— В Кремле засели большевики, а на Воробьевых горах меньшевики.
И время от времени я слышу это повторение:
— А на Воробьевых горах меньшевики.
Хозяйка моя спрашивает, можно ли завтра ехать за мясом: говорят, завтра бой будет.
— Не ездите.
— Да… положение… — И отойдя в кухню: — Хуже губернаторского.
Принесли ужин, и опять:
— А то поехать?
— Лучше не ездите, да там сами увидите.
— Ну, хорошо: будем ждать текущих событий. Хозяйка моя монархистка и так уродлива, что все боятся ее и принимают не то за ведьму, не то за сумасшедшую, и она может смело говорить правду красногвардейцам.
Сбегал на 14 линию к Ремизову. Едва пропустили. Пропуск спрашивают через окошко в железных воротах. Узнали, пропустили вооруженные охотничьими ружьями дежурные домового комитета. Каждый дом — маленькая крепость. Потом из освещенной электричеством квартиры, от самовара и общества давно знакомых милых людей переходишь в ночную тьму — как жутко! Черно, черно, как чернила, и мелкий дождик идет. Редко встретится испуганный, тоже перебегающий к себе человек. Через железные ворота домов иногда долетают голоса дежурных: «У меня шестизарядный, системы…»
Какая ужасная жизнь! «Господи, умили сердца!» — молятся в церквах.
В редакции сегодня сказали, что одну женщину убили за то, что она продавала «Волю Народа», что газету отобрали и жгли на Невском.
Радуешься возвращению домой, и слышу, хозяйка говорит:
— Что день грядущий нам готовит?
— Ничего не узнал: неизвестно. Завтра, вероятно, кончится.
— Ну, тогда я не поеду за мясом, буду ждать текущих событий.
У Ремизова старик Семенов-Тяньшанский по-старчески учительно, как новую им открытую истину говорил:
— Мы находимся во временах Кромвеля и французской 1-й революции, а они хотят ввести пролетарскую республику. Нам нужна революция во имя <свободных> прав личности: то, что провозглашено в манифесте 17-го окября. Социализм — это антипод свободы личности.
Просто сказать, что попали из огня в полымя, от царско-церковного кулака к социалистическому, минуя свободу личности.
И так сейчас множество ученых, философов, художников и всяких мыслящих людей сидят в крепостях своих домов и думают, думают.
А кончится все животной радостью… Фунтик сахару достанется случайно человеку — и то как радуется, воспоминание, как ел при царе, одному воспоминанию радуется.
31 Октября.
Не знаю, как называется тот Бог, с которым я, оказывается, всю свою жизнь советовался, к которому прибегал, который вел меня…Слово о том, как человек, созданный Французской революцией в 1789 году, превратился во время русской смуты, порожденной всемирной войной, опять в состояние обезьяны. Или сказание о том, как доказала Россия, что человек действительно происходит от обезьяны.

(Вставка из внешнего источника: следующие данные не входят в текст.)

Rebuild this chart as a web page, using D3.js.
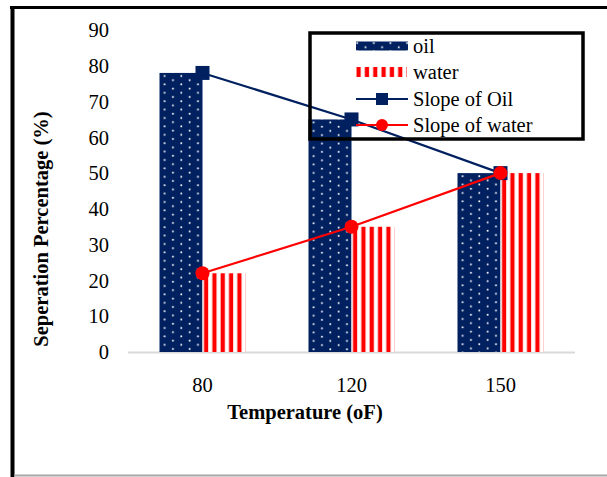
<!DOCTYPE html>
<html><head><meta charset="utf-8">
<script src="https://cdn.jsdelivr.net/npm/d3@7"></script>
<style>html,body{margin:0;padding:0;background:#fff;}svg{display:block;}</style>
</head><body>
<svg id="chart" width="607" height="477"></svg>
<script>
const categories = ["80", "120", "150"];
const seriesNames = ["oil", "water"];
const oilValues = [78, 65, 50];
const waterValues = [22, 35, 50];
const slopeOil = [78, 65, 50];
const slopeWater = [22, 35, 50];
const yTicks = [0, 10, 20, 30, 40, 50, 60, 70, 80, 90];
const legendLabels = ["oil", "water", "Slope of Oil", "Slope of water"];

const NAVY = "#002060", RED = "#ff0000";
const FONT = "'Liberation Serif', 'Times New Roman', serif";

const svg = d3.select("#chart");
const defs = svg.append("defs");

// outer frame
svg.append("line").attr("x1", 10).attr("x2", 607).attr("y1", 7.5).attr("y2", 7.5).attr("stroke", "#000").attr("stroke-width", 3);
svg.append("line").attr("x1", 12.5).attr("x2", 12.5).attr("y1", 6).attr("y2", 477).attr("stroke", "#000").attr("stroke-width", 4);
svg.append("line").attr("x1", 14).attr("x2", 607).attr("y1", 475.5).attr("y2", 475.5).attr("stroke", "#a6a6a6").attr("stroke-width", 2);

const x = d3.scaleBand().domain(categories).range([128, 575]).paddingInner(0.4228).paddingOuter(0.2114);
const xs = d3.scaleBand().domain(seriesNames).range([0, x.bandwidth()]);
const y = d3.scaleLinear().domain([0, 90]).range([352, 30]);

function dotPattern(id, ox, oy) {
  const p = defs.append("pattern").attr("id", id).attr("patternUnits", "userSpaceOnUse")
    .attr("x", ox).attr("y", oy).attr("width", 16.66).attr("height", 8.4);
  p.append("rect").attr("width", 16.66).attr("height", 8.4).attr("fill", NAVY);
  p.append("rect").attr("x", 4.3).attr("y", 2.2).attr("width", 1.7).attr("height", 1.7).attr("fill", "#fff");
  p.append("rect").attr("x", 12.6).attr("y", 6.4).attr("width", 1.7).attr("height", 1.7).attr("fill", "#fff");
}
function stripePattern(id, ox) {
  const p = defs.append("pattern").attr("id", id).attr("patternUnits", "userSpaceOnUse")
    .attr("x", ox).attr("y", 0).attr("width", 8.33).attr("height", 10);
  p.append("rect").attr("width", 8.33).attr("height", 10).attr("fill", "#fff");
  p.append("rect").attr("x", 1.5).attr("width", 4.2).attr("height", 10).attr("fill", RED);
}

// baseline
svg.append("line").attr("x1", 128).attr("x2", 575).attr("y1", y(0) + 0.5).attr("y2", y(0) + 0.5)
  .attr("stroke", "#d9d9d9").attr("stroke-width", 2);

// bars
const barData = [];
categories.forEach((c, i) => {
  barData.push({c, s: "oil", v: oilValues[i], i});
  barData.push({c, s: "water", v: waterValues[i], i});
});
barData.forEach(d => {
  const bx = x(d.c) + xs(d.s);
  const id = "pat-" + d.s + "-" + d.i;
  if (d.s === "oil") dotPattern(id, bx, y(d.v)); else stripePattern(id, bx);
  d.id = id; d.bx = bx;
});
svg.append("g").selectAll("rect").data(barData).join("rect")
  .attr("x", d => d.bx).attr("y", d => y(d.v))
  .attr("width", xs.bandwidth()).attr("height", d => y(0) - y(d.v))
  .attr("fill", d => "url(#" + d.id + ")");

// y tick labels
svg.append("g").selectAll("text").data(yTicks).join("text")
  .attr("x", 109).attr("y", d => y(d)).attr("dy", "0.35em")
  .attr("text-anchor", "end").attr("font-family", FONT).attr("font-size", 20.5).attr("fill", "#000")
  .text(d => d);

// x tick labels
svg.append("g").selectAll("text").data(categories).join("text")
  .attr("x", d => x(d) + x.bandwidth() / 2).attr("y", 392)
  .attr("text-anchor", "middle").attr("font-family", FONT).attr("font-size", 20.5).attr("fill", "#000")
  .text(d => d);

// axis titles
svg.append("text").attr("x", 305).attr("y", 419).attr("text-anchor", "middle")
  .attr("font-family", FONT).attr("font-weight", "bold").attr("font-size", 20.5).text("Temperature (oF)");
svg.append("text").attr("transform", "translate(48,229) rotate(-90)").attr("text-anchor", "middle")
  .attr("font-family", FONT).attr("font-weight", "bold").attr("font-size", 20.5).text("Seperation Percentage (%)");

// lines
const cx = c => x(c) + x.bandwidth() / 2;
const line = d3.line().x(d => cx(d.c)).y(d => y(d.v));
const oilPts = categories.map((c, i) => ({c, v: slopeOil[i]}));
const waterPts = categories.map((c, i) => ({c, v: slopeWater[i]}));
svg.append("path").datum(oilPts).attr("d", line).attr("fill", "none").attr("stroke", NAVY).attr("stroke-width", 2.2);
svg.append("g").selectAll("rect").data(oilPts).join("rect")
  .attr("x", d => cx(d.c) - 7).attr("y", d => y(d.v) - 7).attr("width", 14).attr("height", 14).attr("fill", NAVY);
svg.append("path").datum(waterPts).attr("d", line).attr("fill", "none").attr("stroke", RED).attr("stroke-width", 2.2);
svg.append("g").selectAll("circle").data(waterPts).join("circle")
  .attr("cx", d => cx(d.c)).attr("cy", d => y(d.v)).attr("r", 7).attr("fill", RED);

// legend
const lg = svg.append("g");
lg.append("rect").attr("x", 310).attr("y", 33).attr("width", 273).attr("height", 106)
  .attr("fill", "none").attr("stroke", "#000").attr("stroke-width", 3.5);
const ly = [46, 72, 99, 125];
dotPattern("leg-oil", 352, 40);
stripePattern("leg-water", 355);
lg.append("rect").attr("x", 356).attr("y", ly[0] - 4.5).attr("width", 52).attr("height", 9).attr("fill", "url(#leg-oil)");
lg.append("rect").attr("x", 356).attr("y", ly[1] - 5).attr("width", 51).attr("height", 10).attr("fill", "url(#leg-water)");
lg.append("line").attr("x1", 356).attr("x2", 408).attr("y1", ly[2]).attr("y2", ly[2]).attr("stroke", NAVY).attr("stroke-width", 2.2);
lg.append("rect").attr("x", 382 - 6).attr("y", ly[2] - 6).attr("width", 12).attr("height", 12).attr("fill", NAVY);
lg.append("line").attr("x1", 356).attr("x2", 408).attr("y1", ly[3]).attr("y2", ly[3]).attr("stroke", RED).attr("stroke-width", 2.2);
lg.append("circle").attr("cx", 382).attr("cy", ly[3]).attr("r", 6).attr("fill", RED);
lg.selectAll("text.lbl").data(legendLabels).join("text").attr("class", "lbl")
  .attr("x", 413).attr("y", (d, i) => ly[i]).attr("dy", "0.35em")
  .attr("font-family", FONT).attr("font-size", 20.5).attr("fill", "#000").text(d => d);
</script>
</body></html>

Из беседы с Иваном Васильевичем Ефимовым. Горилла поднялась на ноги.
Горилла поднялась за правду.
В трамвайной толпе яростный шел спор, яростно кто-то стоял за правду и называл Керенского вором.
— А думаете, Ленин не украдет? — слабо возразили.
— Не оправдается Ленин, и его туда же!
Потом нельзя было уловить смысла спора, это было рычание. Я протолкался к рычащему за правду и увидел гориллу…
— Насилие…
— Пикни еще и увидишь насилие. Кто-то слабым голосом сказал:
— Товарищи, мы православные!
Горилла не утихла, но полезла куда-то еще яростней.
Мы потом об этом слышанном «Товарищи, мы православные» целый вечер беседовали с Иваном Васильевичем.
«Товарищи» — это одно сочетание, а «православные» — совершенно другое, и так странно казалось, что в этой фразе «Товарищи, мы православные» соединилось столь разнородное, будто между теми и другими кто-то поставил знак сложения: товарищи + православные, а результат сложения — ярость гориллы.
Вот этот вопрос, почему союз трудящихся — товарищи и союз верующих вместе взятые превращают и товарища, и православного в гориллу, мы с Иваном Васильевичем и обсуждали.
Мы отбросили, с нашей точки зрения, несущественное в большевиках-солдатах, что они будто бы изменники, что они утомились и хотят мира, что они разбаловались в Петербурге и всякое другое, мы взяли только существенное, что эти солдаты простые, малограмотные крестьяне, выросшие под влиянием церкви, воспитанные на идее необходимости подавить личное начало ради чего-то высшего. В конце концов, это те униженные и оскорбленные, которым Достоевский давал утешеньице: «Терпите, Константинополь будет наш, и се буде, буде!»
Конечно, тут не в слове дело: мало кто знает из них, что такое Константинополь и на что он нам нужен, важно то — это слово создает моральное состояние, сознание какой-то общей правды, за которую в ближайшие наши годы умерли сотни тысяч людей. Так что будем называть этот город Константинополь хотя бы «Китеж, невидимый град».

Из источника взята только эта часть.